Kennedy often complains about the "loneliness" of his position, which stems from the fact that he has no reliable public constituency: Both liberals and conservatives tend to view him as a self-aggrandizing turncoat. "Oh, I suppose everyone would like it if everyone applauded when he walked down the street," he said in an interview. "There is loneliness."

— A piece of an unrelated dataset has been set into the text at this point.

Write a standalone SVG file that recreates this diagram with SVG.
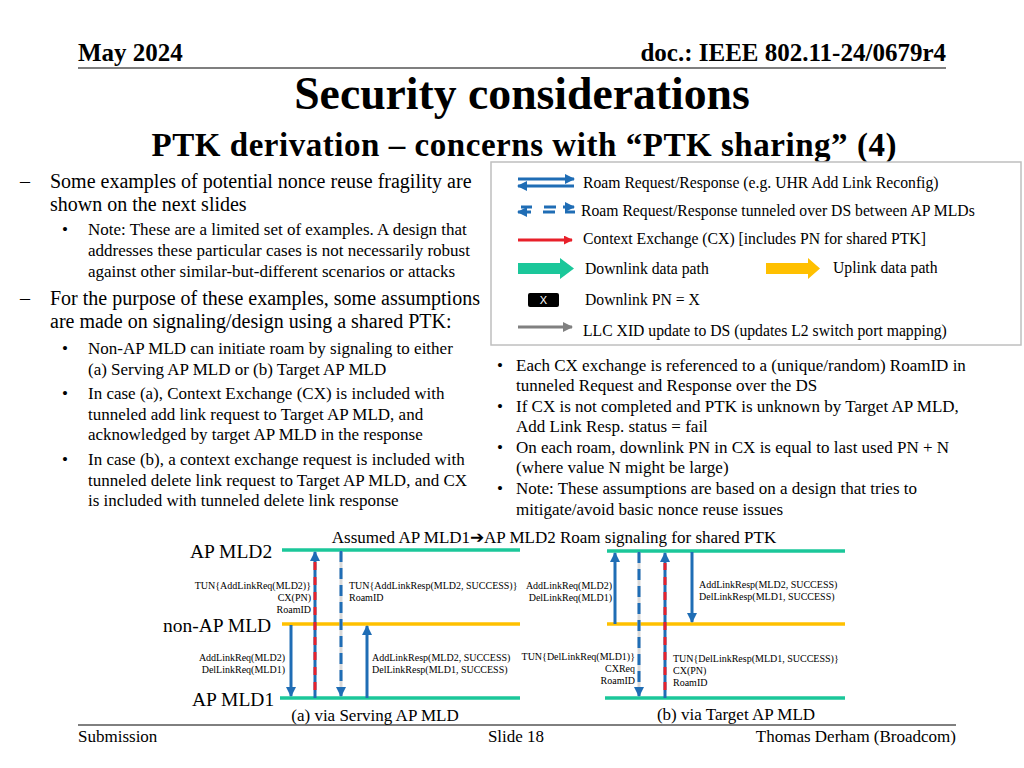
<svg xmlns="http://www.w3.org/2000/svg" width="1024" height="768" viewBox="0 0 1024 768">
<defs>
<style>
.t{font-family:"Liberation Serif","Times New Roman",serif;fill:#000}
.b{font-weight:bold}
.body{font-size:20px}
.sub{font-size:17px}
.lg{font-size:15.7px}
.sm{font-size:10px}
.lbl{font-size:19.5px}
.cap{font-size:17px}
.blue{stroke:#1F6DB5;stroke-width:3;fill:none}
.green{stroke:#1BC79A;stroke-width:3.5}
.yellow{stroke:#FFC000;stroke-width:3.5}
</style>
<marker id="ah" viewBox="0 0 10 10" refX="9" refY="5" markerWidth="10" markerHeight="10" markerUnits="userSpaceOnUse" orient="auto">
<path d="M0,0 L10,5 L0,10 z" fill="#1F6DB5"/>
</marker>
<marker id="ahr" viewBox="0 0 10 10" refX="9" refY="5" markerWidth="9" markerHeight="9" markerUnits="userSpaceOnUse" orient="auto">
<path d="M0,0 L10,5 L0,10 z" fill="#E8202A"/>
</marker>
<marker id="ahg" viewBox="0 0 10 10" refX="9" refY="5" markerWidth="10" markerHeight="10" markerUnits="userSpaceOnUse" orient="auto">
<path d="M0,0 L10,5 L0,10 z" fill="#808080"/>
</marker>
</defs>
<rect width="1024" height="768" fill="#fff"/>

<!-- Header -->
<g id="header">
<text class="t b" x="78" y="61" font-size="25">May 2024</text>
<text class="t b" x="946" y="61" font-size="25" text-anchor="end">doc.: IEEE 802.11-24/0679r4</text>
<line x1="78" y1="68" x2="946" y2="68" stroke="#000" stroke-width="1.2"/>
<text class="t b" x="522" y="109" font-size="45.7" text-anchor="middle">Security considerations</text>
<text class="t b" x="524" y="156" font-size="33" text-anchor="middle" textLength="745" lengthAdjust="spacing">PTK derivation – concerns with “PTK sharing” (4)</text>
</g>

<!-- Left text -->
<g id="left-text">
<text class="t body" x="20" y="188">–</text>
<text class="t body" x="50" y="188">Some examples of potential nonce reuse fragility are</text>
<text class="t body" x="50" y="211">shown on the next slides</text>
<text class="t sub" x="62" y="235">•</text>
<text class="t sub" x="88" y="235">Note: These are a limited set of examples. A design that</text>
<text class="t sub" x="88" y="256">addresses these particular cases is not necessarily robust</text>
<text class="t sub" x="88" y="277">against other similar-but-different scenarios or attacks</text>
<text class="t body" x="20" y="305">–</text>
<text class="t body" x="50" y="305">For the purpose of these examples, some assumptions</text>
<text class="t body" x="50" y="328">are made on signaling/design using a shared PTK:</text>
<text class="t sub" x="62" y="354">•</text>
<text class="t sub" x="88" y="354">Non-AP MLD can initiate roam by signaling to either</text>
<text class="t sub" x="88" y="375">(a) Serving AP MLD or (b) Target AP MLD</text>
<text class="t sub" x="62" y="399">•</text>
<text class="t sub" x="88" y="399">In case (a), Context Exchange (CX) is included with</text>
<text class="t sub" x="88" y="420">tunneled add link request to Target AP MLD, and</text>
<text class="t sub" x="88" y="440">acknowledged by target AP MLD in the response</text>
<text class="t sub" x="62" y="465">•</text>
<text class="t sub" x="88" y="465">In case (b), a context exchange request is included with</text>
<text class="t sub" x="88" y="486">tunneled delete link request to Target AP MLD, and CX</text>
<text class="t sub" x="88" y="506">is included with tunneled delete link response</text>
</g>

<!-- Legend -->
<g id="legend">
<rect x="491" y="162" width="530" height="183" fill="#fff" stroke="#bfbfbf" stroke-width="1.5"/>
<line x1="518" y1="179" x2="574" y2="179" stroke="#1F6DB5" stroke-width="3" marker-end="url(#ah)"/>
<line x1="574" y1="186" x2="518" y2="186" stroke="#1F6DB5" stroke-width="3" marker-end="url(#ah)"/>
<text class="t lg" x="583" y="188">Roam Request/Response (e.g. UHR Add Link Reconfig)</text>
<g stroke="#1F6DB5" stroke-width="3">
<line x1="521" y1="207" x2="532" y2="207"/>
<line x1="544" y1="207" x2="556" y2="207"/>
<line x1="563" y1="207" x2="574" y2="207" marker-end="url(#ah)"/>
<line x1="531" y1="212" x2="518" y2="212" marker-end="url(#ah)"/>
<line x1="543" y1="212" x2="555" y2="212"/>
<line x1="565" y1="212" x2="575" y2="212"/>
</g>
<text class="t lg" x="581" y="216">Roam Request/Response tunneled over DS between AP MLDs</text>
<line x1="518" y1="240" x2="572" y2="240" stroke="#E8202A" stroke-width="3" marker-end="url(#ahr)"/>
<text class="t lg" x="583" y="244">Context Exchange (CX) [includes PN for shared PTK]</text>
<path d="M518,263 L560,263 L560,258 L574,268.5 L560,279 L560,274 L518,274 z" fill="#1BC79A"/>
<text class="t lg" x="585" y="274">Downlink data path</text>
<path d="M766,263 L808,263 L808,258 L820,268.5 L808,279 L808,274 L766,274 z" fill="#FFC000"/>
<text class="t lg" x="833" y="273">Uplink data path</text>
<rect x="528" y="293" width="31" height="14" rx="2" fill="#000"/>
<text x="543.5" y="304" font-family="Liberation Sans,Arial,sans-serif" font-size="11" fill="#fff" text-anchor="middle">X</text>
<text class="t lg" x="585" y="305">Downlink PN = X</text>
<line x1="518" y1="327" x2="572" y2="327" stroke="#808080" stroke-width="3" marker-end="url(#ahg)"/>
<text class="t lg" x="583" y="336">LLC XID update to DS (updates L2 switch port mapping)</text>
</g>

<!-- Right text -->
<g id="right-text">
<text class="t sub" x="497" y="371">•</text>
<text class="t sub" x="516" y="371">Each CX exchange is referenced to a (unique/random) RoamID in</text>
<text class="t sub" x="516" y="391">tunneled Request and Response over the DS</text>
<text class="t sub" x="497" y="412">•</text>
<text class="t sub" x="516" y="412">If CX is not completed and PTK is unknown by Target AP MLD,</text>
<text class="t sub" x="516" y="432">Add Link Resp. status = fail</text>
<text class="t sub" x="497" y="453">•</text>
<text class="t sub" x="516" y="453">On each roam, downlink PN in CX is equal to last used PN + N</text>
<text class="t sub" x="516" y="473">(where value N might be large)</text>
<text class="t sub" x="497" y="494">•</text>
<text class="t sub" x="516" y="494">Note: These assumptions are based on a design that tries to</text>
<text class="t sub" x="516" y="515">mitigate/avoid basic nonce reuse issues</text>
</g>

<!-- Diagram title and labels -->
<g id="diagram-labels">
<text class="t cap" x="554" y="543" text-anchor="middle">Assumed AP MLD1➔AP MLD2 Roam signaling for shared PTK</text>
<text class="t lbl" x="190" y="558">AP MLD2</text>
<text class="t lbl" x="163" y="632">non-AP MLD</text>
<text class="t lbl" x="192" y="706">AP MLD1</text>
<text class="t cap" x="375" y="721" text-anchor="middle">(a) via Serving AP MLD</text>
<text class="t cap" x="736" y="720" text-anchor="middle">(b) via Target AP MLD</text>
</g>

<!-- Entity lines -->
<g id="lines-a">
<line class="green" x1="282" y1="550" x2="520" y2="550"/>
<line class="yellow" x1="282" y1="624" x2="520" y2="624"/>
<line class="green" x1="280" y1="698" x2="520" y2="698"/>
</g>
<g id="lines-b">
<line class="green" x1="607" y1="551" x2="845" y2="551"/>
<line class="yellow" x1="607" y1="624" x2="845" y2="624"/>
<line class="green" x1="605" y1="698" x2="845" y2="698"/>
</g>

<!-- Connectors -->
<g id="connectors">
<!-- (a) -->
<line x1="291" y1="625" x2="291" y2="696" class="blue" marker-end="url(#ah)"/>
<line x1="315" y1="698" x2="315" y2="552" class="blue" marker-end="url(#ah)"/>
<line x1="315" y1="690" x2="315" y2="562" stroke="#E8202A" stroke-width="3" stroke-dasharray="8 7"/>
<line x1="341" y1="551" x2="341" y2="696" stroke="#d9d9d9" stroke-width="3"/>
<line x1="341" y1="551" x2="341" y2="696" class="blue" stroke-dasharray="11 6" marker-end="url(#ah)"/>
<line x1="367" y1="698" x2="367" y2="626" class="blue" marker-end="url(#ah)"/>
<!-- (b) -->
<line x1="615" y1="624" x2="615" y2="553" class="blue" marker-end="url(#ah)"/>
<line x1="639" y1="552" x2="639" y2="696" stroke="#d9d9d9" stroke-width="3"/>
<line x1="639" y1="552" x2="639" y2="696" class="blue" stroke-dasharray="11 6" marker-end="url(#ah)"/>
<line x1="665" y1="698" x2="665" y2="553" class="blue" marker-end="url(#ah)"/>
<line x1="665" y1="690" x2="665" y2="563" stroke="#E8202A" stroke-width="3" stroke-dasharray="8 7"/>
<line x1="692" y1="552" x2="692" y2="622" class="blue" marker-end="url(#ah)"/>
</g>

<!-- Message labels -->
<g id="message-labels">
<text class="t sm" x="311" y="589" text-anchor="end">TUN{AddLinkReq(MLD2)}</text>
<text class="t sm" x="311" y="601" text-anchor="end">CX(PN)</text>
<text class="t sm" x="311" y="613" text-anchor="end">RoamID</text>
<text class="t sm" x="349" y="589">TUN{AddLinkResp(MLD2, SUCCESS)}</text>
<text class="t sm" x="349" y="601">RoamID</text>
<text class="t sm" x="285" y="661" text-anchor="end">AddLinkReq(MLD2)</text>
<text class="t sm" x="285" y="673" text-anchor="end">DelLinkReq(MLD1)</text>
<text class="t sm" x="372" y="661">AddLinkResp(MLD2, SUCCESS)</text>
<text class="t sm" x="372" y="673">DelLinkResp(MLD1, SUCCESS)</text>
<text class="t sm" x="612" y="589" text-anchor="end">AddLinkReq(MLD2)</text>
<text class="t sm" x="612" y="601" text-anchor="end">DelLinkReq(MLD1)</text>
<text class="t sm" x="699" y="588">AddLinkResp(MLD2, SUCCESS)</text>
<text class="t sm" x="699" y="600">DelLinkResp(MLD1, SUCCESS)</text>
<text class="t sm" x="635" y="660" text-anchor="end">TUN{DelLinkReq(MLD1)}</text>
<text class="t sm" x="635" y="672" text-anchor="end">CXReq</text>
<text class="t sm" x="635" y="684" text-anchor="end">RoamID</text>
<text class="t sm" x="673" y="662">TUN{DelLinkResp(MLD1, SUCCESS)}</text>
<text class="t sm" x="673" y="674">CX(PN)</text>
<text class="t sm" x="673" y="686">RoamID</text>
</g>

<!-- Footer -->
<g id="footer">
<line x1="78" y1="725" x2="956" y2="725" stroke="#000" stroke-width="1"/>
<text class="t" x="78" y="742" font-size="17">Submission</text>
<text class="t" x="516" y="742" font-size="17" text-anchor="middle">Slide 18</text>
<text class="t" x="956" y="742" font-size="17" text-anchor="end">Thomas Derham (Broadcom)</text>
</g>
</svg>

But, when it comes time to hand down decisions, Kennedy shows little ambivalence about the centrality of his role in our national drama. His opinions are full of Manichean platitudes about liberty and equality that acknowledge no uncertainty. "Liberty finds no refuge in a jurisprudence of doubt," he wrote in his decision in Planned Parenthood v. Casey, the 1992 opinion upholding the core of Roe v. Wade. "Preferment by race, when resorted to by the State, can be the most divisive of all policies, containing within it the potential to destroy confidence in the Constitution and in the idea of equality," he intoned in a 2003 dissent from the Court's decision to uphold affirmative action in law schools. Kennedy does indeed agonize before reaching his decisions, and he has dramatically switched his vote in high-profile cases. Yet he seems to agonize not because he is genuinely ambivalent or humble but because he thinks that agonizing is something a great judge should do, to show that he takes seriously the awesome magnitude of his task.